Public electric utility serving Nashville, Tennessee

Nashville Electric Service is one of the eleven largest public electric utilities in the United States, distributing energy to more than 450,000 customers in Middle Tennessee. The NES service area covers 700 sqmi, all of Nashville/Davidson County and portions of the six surrounding counties.

==Operation==
The Nashville Electric Service is governed by a five member Electric Power Board, appointed by the mayor and confirmed by the Metro Council. Members serve five-year staggered terms without pay. The board appoints a chief executive officer who has responsibility for day-to-day operations, including hiring of employees.

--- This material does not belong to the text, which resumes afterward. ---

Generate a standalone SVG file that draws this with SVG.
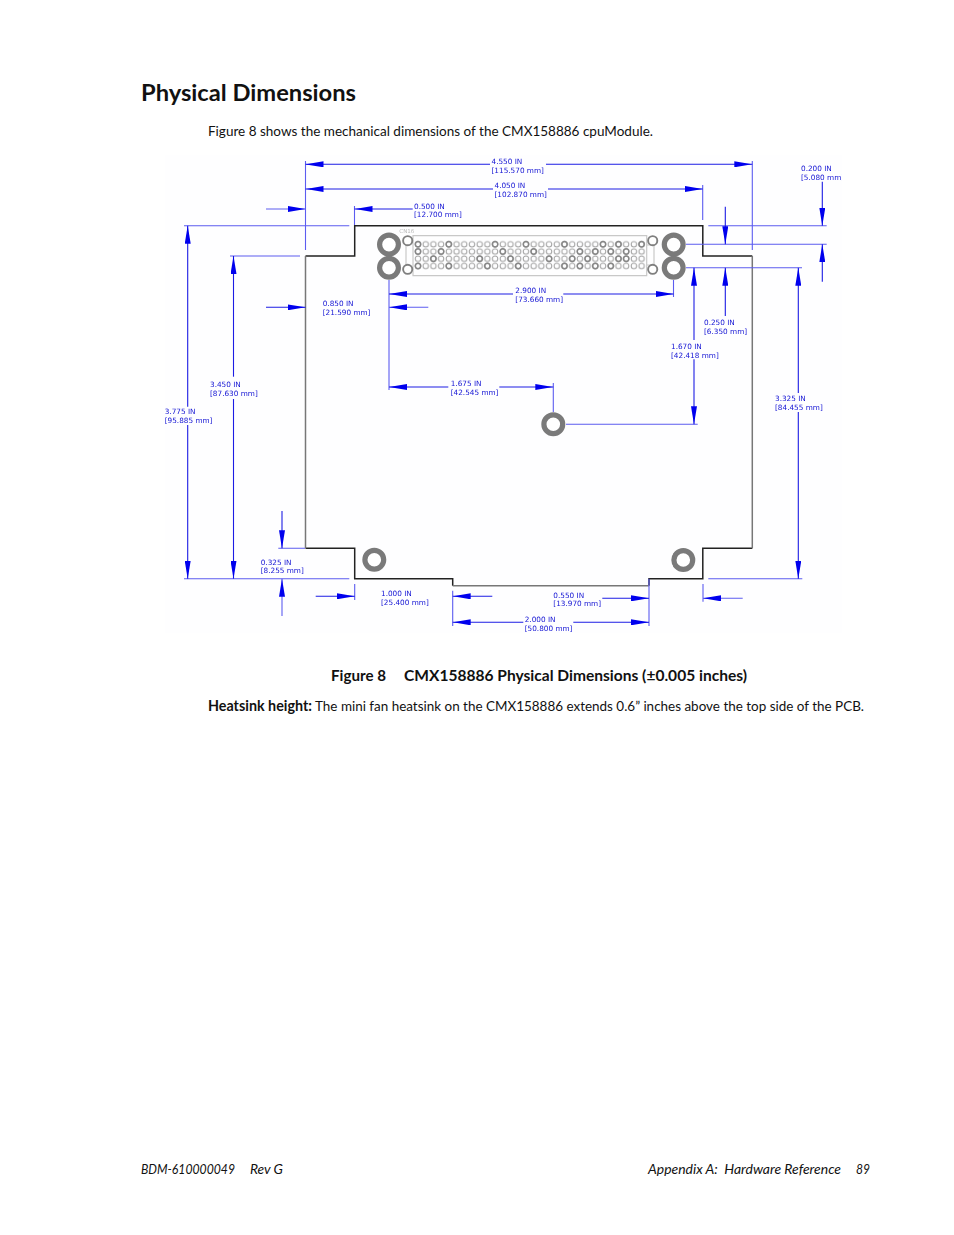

The NES purchases their power from the Tennessee Valley Authority (TVA), a federally owned utility which serves Tennessee and parts of six surrounding states. In 2016, the sources of electricity purchased by the NES from TVA included 39.8% nuclear, 25.8% coal-fired, 21.5% natural gas-fired, 9.7% hydroelectric power, and 3.2% from wind and solar.

==History==
In 1938, the Tennessee Electric Power Company, the investor-owned utility for the Nashville area since 1922, sued the Tennessee Valley Authority for selling power in Nashville. TEPCO lost the suit, and was broken up in 1939. TVA bought TEPCO's assets for $79 million, while the city of Nashville took over TEPCO's power generation and distribution network and created the Electric Power Board of Nashville to run it. The Board adopted Nashville Electric Service as its operating name, and TEPCO's 500 employees became employees of NES. The board became part of the newly formed metropolitan government after the merger of Nashville and Davidson County in 1963.